Photo/State-Capitals.org

By Patrick Anderson
The Providence Journal

PROVIDENCE, R.I. — A plan to protect patients from unexpected and often unpreventable out-of-network medical bills passed the Rhode Island Senate on Thursday.

The product of intense debate between lawmakers, health care providers and insurance companies over several years, the bill introduced by Sen. Stephen Archambault, D-Smithfield, would create a new arbitration system for settling out-of-network bills that holds the patient involved harmless.

In cases where an insurer and provider can’t agree on reimbursement for an out-of-network bill, the legislation would have the patient pay the in-network amount for a service while the insurer and provider settle a dispute over additional out-of-network charges with a third-party arbitrator ruling on a payment if an agreement cannot be reached.

“A patient could be lying on a gurney totally unaware that all the people in lab coats who show up at the bedside may be charging them for services,” Archambault said in a news release about out-of-network billing. “So most patients don’t realize this practice is a reality—until they get the bill. And the charges can be twice as much, even up to 10 times as much, as they expected.”

The bill passed the Senate on a unanimous vote, but a corresponding House version sponsored by Rep. Robert Craven, D-North Kingstown, has yet to make it out of committee.

Archambault’s bill was rewritten several times this year, but in the most recent testimony taken in the Senate Health and Human Services Committee, health-insurance companies, the Rhode Island Business Coalition and the Consumers Union opposed to the bill.

Their core critique: while the legislation may protect patients from surprise bills, the arbitration system could actually give doctors, anesthesiologists, radiologists, laboratories and other providers an incentive to stay out of an insurance network and hold out for higher costs.
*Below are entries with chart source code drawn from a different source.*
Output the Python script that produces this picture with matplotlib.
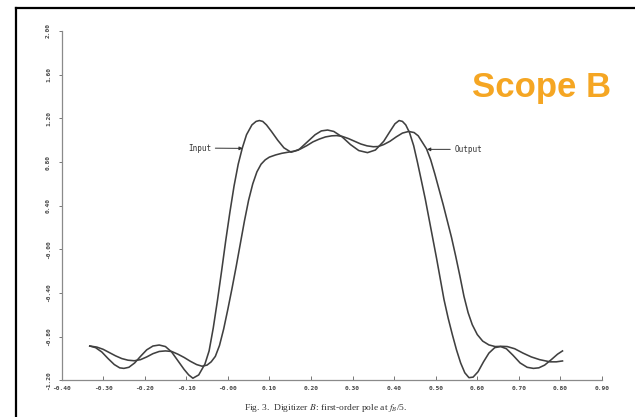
import matplotlib
matplotlib.use("Agg")
import matplotlib.pyplot as plt
from matplotlib.lines import Line2D

# ---------------- data ----------------
input_x = [-0.332, -0.318, -0.303, -0.288, -0.273, -0.260, -0.250, -0.238, -0.224, -0.210,
           -0.195, -0.180, -0.165, -0.150, -0.135, -0.120, -0.105, -0.094, -0.084, -0.070,
           -0.055, -0.045, -0.035, -0.025, -0.015, -0.005, 0.005, 0.015, 0.025, 0.035,
           0.045, 0.058, 0.068, 0.076, 0.084, 0.093, 0.105, 0.120, 0.135, 0.152, 0.170, 0.190,
           0.210, 0.225, 0.240, 0.255, 0.275, 0.295, 0.315, 0.336, 0.355, 0.375,
           0.390, 0.402, 0.412, 0.420, 0.428, 0.437, 0.447, 0.456, 0.465, 0.475, 0.484,
           0.493, 0.502, 0.511, 0.520, 0.530, 0.540, 0.550, 0.560, 0.570, 0.580,
           0.590, 0.602, 0.615, 0.628, 0.642, 0.656, 0.670, 0.686, 0.703, 0.720,
           0.735, 0.748, 0.762, 0.778, 0.793, 0.805]
input_y = [-0.885, -0.900, -0.940, -1.000, -1.055, -1.085, -1.090, -1.080, -1.040, -0.980,
           -0.920, -0.885, -0.876, -0.890, -0.940, -1.020, -1.100, -1.150, -1.180, -1.150,
           -1.050, -0.930, -0.720, -0.470, -0.200, 0.080, 0.340, 0.580, 0.780, 0.930,
           1.050, 1.140, 1.172, 1.180, 1.172, 1.140, 1.080, 1.000, 0.930, 0.890, 0.910, 0.980,
           1.050, 1.085, 1.093, 1.080, 1.030, 0.960, 0.905, 0.886, 0.910, 0.990,
           1.080, 1.150, 1.180, 1.172, 1.140, 1.070, 0.950, 0.800, 0.640, 0.460, 0.280,
           0.100, -0.080, -0.270, -0.460, -0.630, -0.780, -0.920, -1.040, -1.130, -1.175,
           -1.170, -1.120, -1.030, -0.950, -0.900, -0.890, -0.910, -0.970, -1.040, -1.080,
           -1.090, -1.085, -1.060, -1.010, -0.960, -0.930]

output_x = [-0.332, -0.315, -0.300, -0.285, -0.270, -0.255, -0.240, -0.225, -0.210, -0.195,
            -0.180, -0.165, -0.150, -0.135, -0.120, -0.105, -0.090, -0.075, -0.062, -0.050,
            -0.040, -0.030, -0.020, -0.010, 0.000, 0.010, 0.020, 0.030, 0.040, 0.050,
            0.060, 0.070, 0.080, 0.090, 0.100, 0.115, 0.130, 0.145, 0.160, 0.175,
            0.190, 0.205, 0.220, 0.235, 0.250, 0.262, 0.275, 0.290, 0.305, 0.320,
            0.335, 0.350, 0.362, 0.375, 0.390, 0.405, 0.420, 0.435, 0.448, 0.458,
            0.468, 0.478, 0.488, 0.498, 0.508, 0.518, 0.528, 0.538, 0.548, 0.558,
            0.568, 0.578, 0.588, 0.600, 0.613, 0.628, 0.643, 0.658, 0.672, 0.690,
            0.710, 0.730, 0.750, 0.775, 0.790, 0.805]
output_y = [-0.885, -0.895, -0.915, -0.945, -0.975, -1.000, -1.015, -1.020, -1.010, -0.985,
            -0.955, -0.935, -0.930, -0.935, -0.960, -0.990, -1.025, -1.055, -1.070, -1.060,
            -1.030, -0.980, -0.880, -0.730, -0.550, -0.360, -0.160, 0.050, 0.260, 0.450,
            0.600, 0.710, 0.780, 0.820, 0.845, 0.865, 0.880, 0.890, 0.900, 0.920,
            0.950, 0.985, 1.010, 1.030, 1.040, 1.042, 1.035, 1.015, 0.990, 0.965,
            0.948, 0.940, 0.942, 0.960, 0.990, 1.030, 1.065, 1.080, 1.070, 1.040,
            0.980, 0.920, 0.820, 0.690, 0.550, 0.410, 0.260, 0.110, -0.060, -0.240,
            -0.430, -0.580, -0.690, -0.780, -0.840, -0.875, -0.890, -0.888, -0.890, -0.910,
            -0.950, -0.985, -1.010, -1.030, -1.030, -1.022]

x_ticks = [-0.40, -0.30, -0.20, -0.10, 0.00, 0.10, 0.20, 0.30, 0.40, 0.50, 0.60, 0.70, 0.80, 0.90]
x_tick_labels = ["-0.40", "-0.30", "-0.20", "-0.10", "-0.00", "0.10", "0.20", "0.30",
                 "0.40", "0.50", "0.60", "0.70", "0.80", "0.90"]
y_ticks = [-1.20, -0.80, -0.40, 0.00, 0.40, 0.80, 1.20, 1.60, 2.00]
y_tick_labels = ["-1.20", "-0.80", "-0.40", "-0.00", "0.40", "0.80", "1.20", "1.60", "2.00"]

# ---------------- figure ----------------
W, H = 635, 417
fig = plt.figure(figsize=(W / 100, H / 100), dpi=100)
fig.patch.set_facecolor("white")

ax = fig.add_axes([61.5 / W, 1 - 380.4 / H, (602 - 61.5) / W, (380.4 - 31) / H])
ax.set_xlim(-0.40, 0.90)
ax.set_ylim(-1.20, 2.00)

line_color = "#404040"
ax.plot(input_x, input_y, color=line_color, lw=1.15, solid_joinstyle="round")
ax.plot(output_x, output_y, color=line_color, lw=1.15, solid_joinstyle="round")

for s in ["top", "right"]:
    ax.spines[s].set_visible(False)
for s in ["left", "bottom"]:
    ax.spines[s].set_color("#8a8a8a")
    ax.spines[s].set_linewidth(0.9)

mono = "DejaVu Sans Mono"
ax.set_xticks(x_ticks)
ax.set_xticklabels(x_tick_labels, fontsize=4.5, family=mono, color="#444444", fontweight="bold")
ax.set_yticks(y_ticks)
ax.set_yticklabels(y_tick_labels, fontsize=4.5, family=mono, color="#444444", fontweight="bold",
                   rotation=90, va="center")
ax.tick_params(axis="x", direction="in", length=3, width=0.7, color="#777777", pad=4)
ax.tick_params(axis="y", direction="out", length=2.5, width=0.7, color="#777777", pad=5)

# annotations
ax.annotate("Input", xy=(0.036, 0.925), xytext=(-0.040, 0.928),
            ha="right", va="center", fontsize=5.5, family=mono, color="#333333",
            arrowprops=dict(arrowstyle="-|>", lw=0.7, color="#333333",
                            mutation_scale=5, shrinkA=1, shrinkB=0))
ax.annotate("Output", xy=(0.479, 0.916), xytext=(0.545, 0.916),
            ha="left", va="center", fontsize=5.5, family=mono, color="#333333",
            arrowprops=dict(arrowstyle="-|>", lw=0.7, color="#333333",
                            mutation_scale=5, shrinkA=1, shrinkB=0))

# caption
plt.rcParams["mathtext.fontset"] = "stix"
fig.text(326 / W, 1 - 408 / H, r"Fig. 3.  Digitizer $B$: first-order pole at $f_B$/5.",
         ha="center", va="center", fontsize=6.8, family="Liberation Serif", color="#333333")

# overlay label
fig.text(472 / W, 1 - 97 / H, "Scope B", ha="left", va="baseline", fontsize=25,
         family="Liberation Sans", fontweight="bold", color="#F5A623")

# frame of the slide
fig.add_artist(Line2D([15.5 / W, 15.5 / W], [0, 1 - 7.5 / H], transform=fig.transFigure,
                      color="black", lw=1.6))
fig.add_artist(Line2D([15.5 / W, 1.0], [1 - 7.5 / H, 1 - 7.5 / H], transform=fig.transFigure,
                      color="black", lw=1.6))

fig.savefig("out.png", dpi=100, facecolor="white")
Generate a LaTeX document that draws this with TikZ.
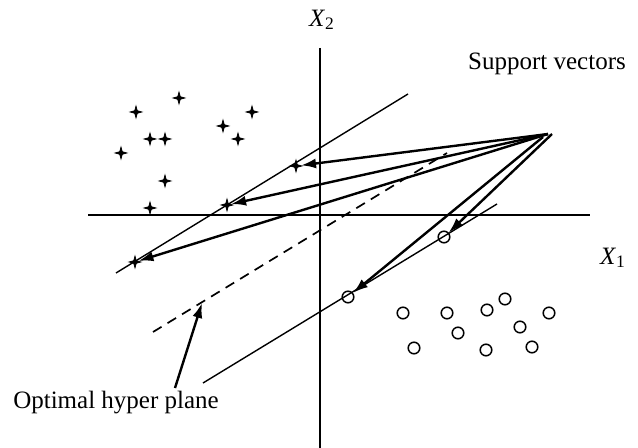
\documentclass[tikz,border=0pt]{standalone}
\usepackage{fontspec}
\setmainfont{Liberation Serif}
\usetikzlibrary{arrows.meta,shapes.geometric}

\begin{document}
\begin{tikzpicture}[x=0.5pt,y=-0.5pt,>={Latex[length=7.5pt,width=5pt]},
 axis/.style={line width=0.8pt},
 margin/.style={line width=0.7pt},
 hyper/.style={line width=0.85pt,dash pattern=on 5pt off 3.5pt},
 pointer/.style={->,line width=1.2pt},
 plusmark/.style={star,star points=4,star point ratio=3.2,draw,fill=black,line width=0.4pt,inner sep=0pt,minimum size=5.8pt},
 ringmark/.style={circle,draw,line width=0.75pt,inner sep=0pt,minimum size=5.8pt},
 lbl/.style={font=\fontsize{12.5}{14}\selectfont}]
\useasboundingbox (0,0) rectangle (638,448);
% axes
\coordinate (xl) at (88,215);
\coordinate (xr) at (590,215);
\coordinate (yt) at (320,48);
\coordinate (yb) at (320,448);
\draw[axis] (xl) -- (xr);
\draw[axis] (yt) -- (yb);
\node[lbl] (x1) at (613,258) {\textit{X}\textsubscript{1}};
\node[lbl] (x2) at (322,20) {\textit{X}\textsubscript{2}};
% class +1
\foreach \px/\py [count=\i] in {179/98,136/112,252/112,223/126,150/139,165/139,238/139,121/153,165/181,150/208}
  \node[plusmark] (p\i) at (\px,\py) {};
\node[plusmark] (svp1) at (296,166) {};
\node[plusmark] (svp2) at (227,205) {};
\node[plusmark] (svp3) at (135,262) {};
% class -1
\foreach \px/\py [count=\i] in {403/313,447/313,487/310,505/299,549/313,458/333,520/327,414/348,486/350,532/347}
  \node[ringmark] (n\i) at (\px,\py) {};
\node[ringmark] (svn1) at (444,237) {};
\node[ringmark] (svn2) at (348,297) {};
% margins and optimal plane
\coordinate (ma) at (116,273);
\coordinate (mb) at (408,94);
\coordinate (ha) at (153,332);
\coordinate (hb) at (447,153);
\coordinate (na) at (203,383);
\coordinate (nb) at (497,204);
\draw[margin] (ma) -- (mb);
\draw[hyper] (ha) -- (hb);
\draw[margin] (na) -- (nb);
% support vector pointers
\node[lbl] (svlbl) at (547,64) {Support vectors};
\coordinate (sa) at (548,134);
\coordinate (sb) at (552,134);
\coordinate (sc) at (543,137);
\draw[pointer] (sa) -- (svp1);
\draw[pointer] (sa) -- (svp2);
\draw[pointer] (sa) -- (svp3);
\draw[pointer] (sb) -- (svn1);
\draw[pointer] (sc) -- (svn2);
% optimal hyper plane label
\node[lbl] (hplbl) at (116,403) {Optimal hyper plane};
\coordinate (hptail) at (175,388);
\coordinate (hptip) at (202,303);
\draw[pointer] (hptail) -- (hptip);
\end{tikzpicture}
\end{document}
“The parallel structure for reimbursement creates incentives for providers to remain out of network and demand higher rates,” Elizabeth McClaine, manager of commercial products for Neighborhood Health Plan of Rhode Island, wrote in an April 10 letter.

Terrance Martesian, lobbying for America’s Health Insurance Plans, called the arbitration process in the bill “convoluted” and would ask insurers to either pay higher charges or enter an “overly burdensome, time consuming and costly dispute process.”

Although horror stories about unexpected bills have come form nearly every corner of the country, it’s unclear how widespread surprise out-of-network billing is in Rhode Island.

State Health Insurance Commissioner Marie Ganim wrote that her office is “aware of cases of Rhode Islanders receiving bills from out-of-state [out-of-network] providers,” but said out-of-state providers might not be subject to the proposed system anyway.

Consumers Union Program Director Chuck Bell wrote the Journal in an email Thursday that Rhode Island has done a better job of reducing out-of-network billing than most states—with 95 percent of Ocean State claims in-network—but the Senate bill could erode that progress.

“Rather than protecting patients, it seems intended to empower out-of-network providers to bill at much higher rates,” Bell wrote. “Our concerns have not been addressed, and the bill seems to be getting worse with each new version.”

Archambault on Thursday said providers would not be encouraged to stay out of network because they would risk the arbitrator forcing them to take a much lower payment than they expected.

In addition to the out-of-network billing mediation system, Archambault’s bill would allow patients to get written cost estimates of procedures before undergoing them and prohibit insurers from requiring prior authorization before providing emergency services to insured patients.

Arbitration of disputed bills would be handled by the American Arbitration Association.